◆ Description of the task ◆
Line by line, repeat the data below exactly, beginning at the first line and ending at the line with "sig_star_y = [2.38, 2.11]". Omit pictures.

◆ Source excerpt ◆
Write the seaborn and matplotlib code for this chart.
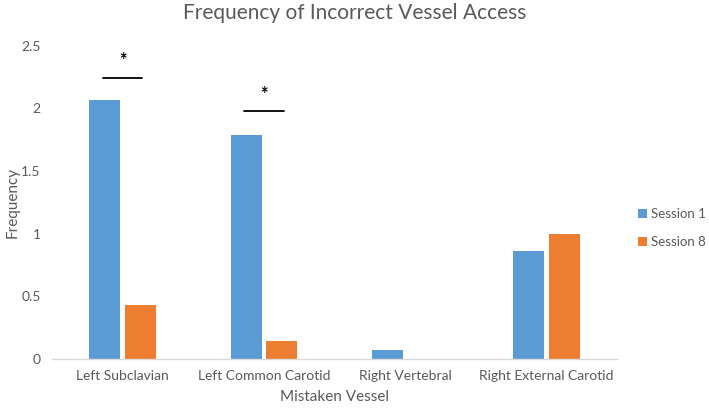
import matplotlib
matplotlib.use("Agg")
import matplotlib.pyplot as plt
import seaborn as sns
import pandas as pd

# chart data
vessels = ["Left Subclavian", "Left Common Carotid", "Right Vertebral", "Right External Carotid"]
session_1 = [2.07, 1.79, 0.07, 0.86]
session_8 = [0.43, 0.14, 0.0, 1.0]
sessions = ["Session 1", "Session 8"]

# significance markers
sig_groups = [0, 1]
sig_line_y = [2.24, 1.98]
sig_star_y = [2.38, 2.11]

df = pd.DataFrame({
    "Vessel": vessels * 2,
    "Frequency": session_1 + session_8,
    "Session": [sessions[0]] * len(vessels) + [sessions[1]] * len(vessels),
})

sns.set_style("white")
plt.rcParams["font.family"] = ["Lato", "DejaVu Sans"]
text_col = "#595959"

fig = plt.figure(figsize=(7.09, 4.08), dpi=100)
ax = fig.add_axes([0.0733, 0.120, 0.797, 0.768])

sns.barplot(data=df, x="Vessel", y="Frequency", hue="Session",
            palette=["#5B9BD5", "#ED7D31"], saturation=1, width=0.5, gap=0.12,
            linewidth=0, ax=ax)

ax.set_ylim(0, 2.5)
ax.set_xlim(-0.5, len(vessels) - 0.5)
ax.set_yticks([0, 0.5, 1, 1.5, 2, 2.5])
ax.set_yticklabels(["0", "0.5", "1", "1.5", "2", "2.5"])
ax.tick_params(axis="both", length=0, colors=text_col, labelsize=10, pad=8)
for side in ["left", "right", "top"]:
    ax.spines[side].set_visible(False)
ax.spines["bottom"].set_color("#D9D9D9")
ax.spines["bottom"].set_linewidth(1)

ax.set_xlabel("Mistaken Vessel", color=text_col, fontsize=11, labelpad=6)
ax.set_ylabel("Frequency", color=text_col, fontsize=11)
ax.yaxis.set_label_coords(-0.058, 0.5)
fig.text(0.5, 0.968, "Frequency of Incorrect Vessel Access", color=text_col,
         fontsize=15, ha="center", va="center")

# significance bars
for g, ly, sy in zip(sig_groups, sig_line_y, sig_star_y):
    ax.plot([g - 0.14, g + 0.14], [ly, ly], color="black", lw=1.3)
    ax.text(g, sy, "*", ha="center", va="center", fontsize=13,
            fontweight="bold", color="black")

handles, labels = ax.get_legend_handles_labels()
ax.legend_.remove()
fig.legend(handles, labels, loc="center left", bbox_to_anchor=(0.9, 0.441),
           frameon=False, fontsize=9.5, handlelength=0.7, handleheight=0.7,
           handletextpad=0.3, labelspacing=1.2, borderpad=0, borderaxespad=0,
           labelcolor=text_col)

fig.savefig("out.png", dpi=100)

◆ Exercise answer ◆
Write the seaborn and matplotlib code for this chart.
import matplotlib
matplotlib.use("Agg")
import matplotlib.pyplot as plt
import seaborn as sns
import pandas as pd

# chart data
vessels = ["Left Subclavian", "Left Common Carotid", "Right Vertebral", "Right External Carotid"]
session_1 = [2.07, 1.79, 0.07, 0.86]
session_8 = [0.43, 0.14, 0.0, 1.0]
sessions = ["Session 1", "Session 8"]

# significance markers
sig_groups = [0, 1]
sig_line_y = [2.24, 1.98]
sig_star_y = [2.38, 2.11]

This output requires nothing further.